Here are some ways to calculate your base AC:
- Unarmored: 10 + your Dexterity modifier.
- Armored: Use the AC entry for the armor you’re wearing (see PH, 145). For example, in leather armor, you calculate your AC as 11 + your Dexterity modifier, and in chain mail, your AC is simply 16.
- Unarmored Defense (Barbarian): 10 + your Dexterity modifier + your Constitution modifier.
- Unarmored Defense (Monk): 10 + your Dexterity modifier + your Wisdom modifier.
- Draconic Resilience (Sorcerer): 13 + your Dexterity modifier.
- Natural Armor: 10 + your Dexterity modifier + your natural armor bonus. This is a calculation method typically used only by monsters and NPCs, although it is also relevant to a druid or another character who assumes a form that has natural armor.
These methods—along with any others that give you a formula for calculating your AC—are mutually exclusive; you can benefit from only one at a time. If you have access to more than one, you pick which one to use. For example, if you’re a sorcerer/monk, you can use either Unarmored Defense or Draconic Resilience, not both. Similarly, a druid/barbarian who transforms into a beast form that has natural armor can use either the beast’s natural armor or Unarmored Defense (you aren’t considered to be wearing armor with natural armor).

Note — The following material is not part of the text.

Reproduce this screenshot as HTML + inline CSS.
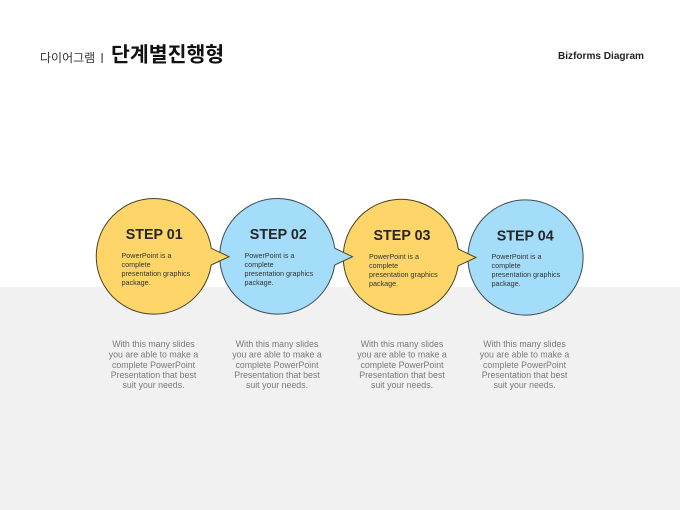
<!DOCTYPE html>
<html lang="ko">
<head>
<meta charset="utf-8">
<title>단계별진행형</title>
<style>
html,body{margin:0;padding:0;background:#fff;}
body{width:680px;height:510px;overflow:hidden;position:relative;}
svg{position:absolute;left:0;top:0;display:block;}
text{font-family:"Liberation Sans","Noto Sans CJK KR",sans-serif;}
</style>
</head>
<body>
<svg width="680" height="510" viewBox="0 0 680 510" xmlns="http://www.w3.org/2000/svg">
<rect x="0" y="287" width="680" height="223" fill="#f1f1f1"/>

<text x="40" y="62" font-size="12" fill="#333">다이어그램</text>
<rect x="101.500" y="53" width="1.200" height="10" fill="#444"/>
<text x="111" y="61.500" font-size="20.500" font-weight="700" fill="#111">단계별진행형</text>
<text x="558" y="59" font-size="10.500" font-weight="700" fill="#222" textLength="86" lengthAdjust="spacingAndGlyphs">Bizforms Diagram</text>

<!-- Step 4 -->
<circle cx="525.500" cy="257.500" r="57.600" fill="#a4ddf9" stroke="#3f4a52" stroke-width="1"/>
<!-- Step 3 -->
<path transform="translate(401 257)" d="M57.300 -7.900 A57.800 57.800 0 1 0 57.200 8.800 L75 0.500 Z" fill="#fdd568" stroke="#4a4228" stroke-width="1"/>
<!-- Step 2 -->
<path transform="translate(277.500 256.200)" d="M57.300 -7.900 A57.800 57.800 0 1 0 57.200 8.800 L75 0.500 Z" fill="#a4ddf9" stroke="#3f4a52" stroke-width="1"/>
<!-- Step 1 -->
<path transform="translate(154 256.200)" d="M57.300 -7.900 A57.800 57.800 0 1 0 57.200 8.800 L75 0.500 Z" fill="#fdd568" stroke="#4a4228" stroke-width="1"/>

<g font-size="15" font-weight="700" fill="#262626">
<text x="125.700" y="239" textLength="57" lengthAdjust="spacingAndGlyphs">STEP 01</text>
<text x="249.800" y="239" textLength="57" lengthAdjust="spacingAndGlyphs">STEP 02</text>
<text x="373.500" y="240" textLength="57" lengthAdjust="spacingAndGlyphs">STEP 03</text>
<text x="496.700" y="240.500" textLength="57" lengthAdjust="spacingAndGlyphs">STEP 04</text>
</g>

<g font-size="7.200" fill="#333">
<text x="121.500" y="258">PowerPoint is a</text>
<text x="121.500" y="267">complete</text>
<text x="121.500" y="276">presentation graphics</text>
<text x="121.500" y="285">package.</text>

<text x="244.500" y="258">PowerPoint is a</text>
<text x="244.500" y="267">complete</text>
<text x="244.500" y="276">presentation graphics</text>
<text x="244.500" y="285">package.</text>

<text x="369" y="259">PowerPoint is a</text>
<text x="369" y="268">complete</text>
<text x="369" y="277">presentation graphics</text>
<text x="369" y="286">package.</text>

<text x="491.500" y="259">PowerPoint is a</text>
<text x="491.500" y="268">complete</text>
<text x="491.500" y="277">presentation graphics</text>
<text x="491.500" y="286">package.</text>
</g>

<g font-size="8.800" fill="#7a7a7a" text-anchor="middle">
<text x="153.500" y="347">With this many slides</text>
<text x="153.500" y="357.500">you are able to make a</text>
<text x="153.500" y="368">complete PowerPoint</text>
<text x="153.500" y="378">Presentation that best</text>
<text x="153.500" y="388">suit your needs.</text>

<text x="277" y="347">With this many slides</text>
<text x="277" y="357.500">you are able to make a</text>
<text x="277" y="368">complete PowerPoint</text>
<text x="277" y="378">Presentation that best</text>
<text x="277" y="388">suit your needs.</text>

<text x="402" y="347">With this many slides</text>
<text x="402" y="357.500">you are able to make a</text>
<text x="402" y="368">complete PowerPoint</text>
<text x="402" y="378">Presentation that best</text>
<text x="402" y="388">suit your needs.</text>

<text x="524.500" y="347">With this many slides</text>
<text x="524.500" y="357.500">you are able to make a</text>
<text x="524.500" y="368">complete PowerPoint</text>
<text x="524.500" y="378">Presentation that best</text>
<text x="524.500" y="388">suit your needs.</text>
</g>
</svg>
</body>
</html>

What about a shield? A shield increases your AC by 2 while you use it. For example, if you’re unarmored and use a shield, your AC is 12 + your Dexterity modifier. Keep in mind that some AC calculations, such as a monk’s Unarmored Defense, prohibit the use of a shield.
Once you have your base AC, it can be temporarily modified by situational bonuses and penalties. For instance, having half cover gives you a +2 bonus to your AC, and three-quarters cover gives a +5 bonus. Spells sometimes modify AC as well. Shield of faith, for example, grants a target a +2 bonus to AC until the spell ends.
Magic items can also enhance your AC. Here are a few examples: +1 chain mail gives you an AC of 17, a ring of protection gives you a +1 bonus to AC no matter what you’re wearing, and bracers of defense grant you a +2 bonus to AC if you’re not wearing armor or using a shield.
In short: different AC calculations don't stack. If you have multiple ways to calculate your AC (e.g. Unarmored Defense, Draconic Resilience, Natural Armor, mage armor, etc.), you choose which one you want to use - presumably you'd choose the one that gives you the highest base AC.
What this means is that even if mage armor could apply while wearing armor, you couldn't calculate your AC by taking your regular AC calculation while armored (or unarmored) and adding your Dex modifier again from mage armor.
Mage armor gives you an AC calculation method of 13 + Dex mod. The fact that your Dex mod is +3 is just an odd coincidence; if your Dex mod was +0, mage armor would still give you an AC of 13 (before considering any AC bonuses).
Moving on to AC bonuses...
The Defense fighting style requires armor
The Defense fighting style option states:
While you are wearing armor, you gain a +1 bonus to AC.
It requires you to be wearing armor to gain its benefit. This means you can never get this bonus on top of mage armor, because they're mutually exclusive.
Bladesong works, as long as you're not wearing medium/heavy armor or a shield
The Bladesinging wizard's Bladesong feature (SCAG, p. 142) says:
Starting at 2nd level, you can invoke a secret elven magic called the Bladesong, provided that you aren’t wearing medium or heavy armor or using a shield. [...]
You can use a bonus action to start the Bladesong, which lasts for 1 minute. It ends early if you are incapacitated, if you don medium or heavy armor or a shield, or if you use two hands to make an attack with a weapon. [...]
While your Bladesong is active, you gain the following benefits:
You can use this feature twice. You regain all expended uses of it when you finish a short or long rest.
This grants you a temporary bonus to your AC equal to your Int mod, and can be used either when unarmored or when wearing light armor (as long as you're not wielding a shield). Because this is a bonus to your AC, not a new calculation, this does stack with whatever base AC calculation method you use.
Final AC calculation
If you're unarmored, have mage armor active on yourself, and start your Bladesong, your total AC while Bladesong is active would be:
13 + 3 (from mage armor)
= 16 base AC
+ 3 Int (from Bladesong)
= 19 total AC (while Bladesong is active)
Even if you multiclassed into fighter, ranger, or paladin and chose the Defense fighting style, it would be incompatible with mage armor. You could only benefit from the Defense fighting style while wearing armor, which would give you a different AC calculation (the exact calculation depends on the armor you wear). And if you chose to wear medium or even heavy armor or equip a shield (even if you were proficient), you would be unable to get the AC bonus or other benefits from Bladesong.